In his first message following the news of the Lukashenko deal, Prigozhin condemned the Defense Ministry for not sufficiently protecting Russia itself, noting that he had marched thousands of soldiers into the strategically important southern city of Rostov-on-Don, then nearly marched into Moscow with little resistance.

“We showed a master-class on how February 24, 2022, had to look,” Prigozhin said, referring to the failed Russian conquest of Kyiv on the first day of the invasion, whose goal is to oust democratically elected Ukrainian President Volodymyr Zelensky. Prigozhin also lamented “serious security problems across the entire country,” referring to Russia.

Russian Defense Minister Shoigu, a frequent target of Prigozhin’s ire, organized a conference call with Russian military leaders on Monday in which he reportedly ensured them that the Russian military was organized, well-trained, and loyal to Putin.

“The provocation did not impact the operations of the groupings of forces. The personnel continued fulfilling their assigned objectives courageously and selflessly. I express my gratitude to the personnel for their faithful service,” Shoigu said, according to Tass.

Shoigu claimed that Prigozhin’s march to Moscow failed “first and foremost, because the personnel of the armed forces remained true to their oath and military duty.”

He also addressed Prigozhin’s complaints that the Russian forces were not sufficiently armed.

“Currently, planned deliveries of armaments, military and special hardware are underway simultaneously with the troop manning while the personnel are undergoing training and practicing unit cohesion,” he claimed.

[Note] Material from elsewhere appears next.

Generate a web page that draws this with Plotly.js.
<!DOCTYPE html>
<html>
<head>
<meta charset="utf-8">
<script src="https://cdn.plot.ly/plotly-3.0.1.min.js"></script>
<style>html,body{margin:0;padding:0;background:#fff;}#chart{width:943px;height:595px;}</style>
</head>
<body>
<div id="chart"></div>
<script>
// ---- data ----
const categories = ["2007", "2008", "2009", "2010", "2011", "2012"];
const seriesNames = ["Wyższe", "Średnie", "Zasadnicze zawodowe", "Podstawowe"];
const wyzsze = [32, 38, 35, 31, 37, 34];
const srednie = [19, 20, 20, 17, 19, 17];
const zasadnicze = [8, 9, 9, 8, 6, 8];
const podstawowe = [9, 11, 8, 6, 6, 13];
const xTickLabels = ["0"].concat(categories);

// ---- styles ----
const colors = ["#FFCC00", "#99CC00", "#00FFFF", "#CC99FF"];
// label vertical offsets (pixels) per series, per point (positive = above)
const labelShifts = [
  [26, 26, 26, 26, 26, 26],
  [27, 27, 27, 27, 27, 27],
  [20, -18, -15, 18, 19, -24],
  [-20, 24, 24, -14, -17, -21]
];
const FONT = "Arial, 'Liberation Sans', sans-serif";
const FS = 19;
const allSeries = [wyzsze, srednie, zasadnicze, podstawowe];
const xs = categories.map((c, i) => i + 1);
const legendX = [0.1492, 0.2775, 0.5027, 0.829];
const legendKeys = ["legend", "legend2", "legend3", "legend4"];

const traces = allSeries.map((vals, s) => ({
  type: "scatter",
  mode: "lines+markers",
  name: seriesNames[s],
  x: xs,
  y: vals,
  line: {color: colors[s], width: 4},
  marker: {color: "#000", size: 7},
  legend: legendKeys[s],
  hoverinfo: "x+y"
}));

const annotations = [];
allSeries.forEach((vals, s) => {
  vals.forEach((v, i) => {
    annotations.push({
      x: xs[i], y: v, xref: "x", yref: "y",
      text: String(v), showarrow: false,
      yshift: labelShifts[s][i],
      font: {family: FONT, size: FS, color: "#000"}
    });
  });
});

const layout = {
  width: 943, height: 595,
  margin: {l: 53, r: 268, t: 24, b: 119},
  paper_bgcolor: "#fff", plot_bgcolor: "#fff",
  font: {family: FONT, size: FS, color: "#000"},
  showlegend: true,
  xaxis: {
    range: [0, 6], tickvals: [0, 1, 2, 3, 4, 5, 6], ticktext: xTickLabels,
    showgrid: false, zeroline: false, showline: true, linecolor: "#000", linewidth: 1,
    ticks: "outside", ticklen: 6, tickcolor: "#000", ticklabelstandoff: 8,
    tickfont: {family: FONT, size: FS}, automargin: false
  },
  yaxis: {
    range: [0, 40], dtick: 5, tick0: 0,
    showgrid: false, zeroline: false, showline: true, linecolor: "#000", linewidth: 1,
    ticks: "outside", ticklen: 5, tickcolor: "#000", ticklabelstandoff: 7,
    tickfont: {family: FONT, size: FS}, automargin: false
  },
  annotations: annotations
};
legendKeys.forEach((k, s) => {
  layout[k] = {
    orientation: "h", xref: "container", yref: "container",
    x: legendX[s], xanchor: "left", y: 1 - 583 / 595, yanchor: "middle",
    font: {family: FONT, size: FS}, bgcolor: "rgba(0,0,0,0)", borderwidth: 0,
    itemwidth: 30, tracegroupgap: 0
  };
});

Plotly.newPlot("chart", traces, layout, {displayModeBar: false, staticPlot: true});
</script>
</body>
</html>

The Chinese Foreign Ministry rejected calls to comment on the situation in Russia last week, describing it as an “internal affair.” The government-run newspaper China Daily gave a platform, however, to regime-friendly “experts” who lamented the Wagner uprising as a “very sobering incident” that hurt Russia’s credibility as a world power.

“The Wagner group’s coming into existence and growing into a strong force in Russia is something out of the ordinary,” one such expert said. “Maybe the incorporation of mercenaries into the Russian army was the best option for both the Russian government and the Wagner group, but it reminded of the Chinese saying about feeding a tiger and then inviting trouble.”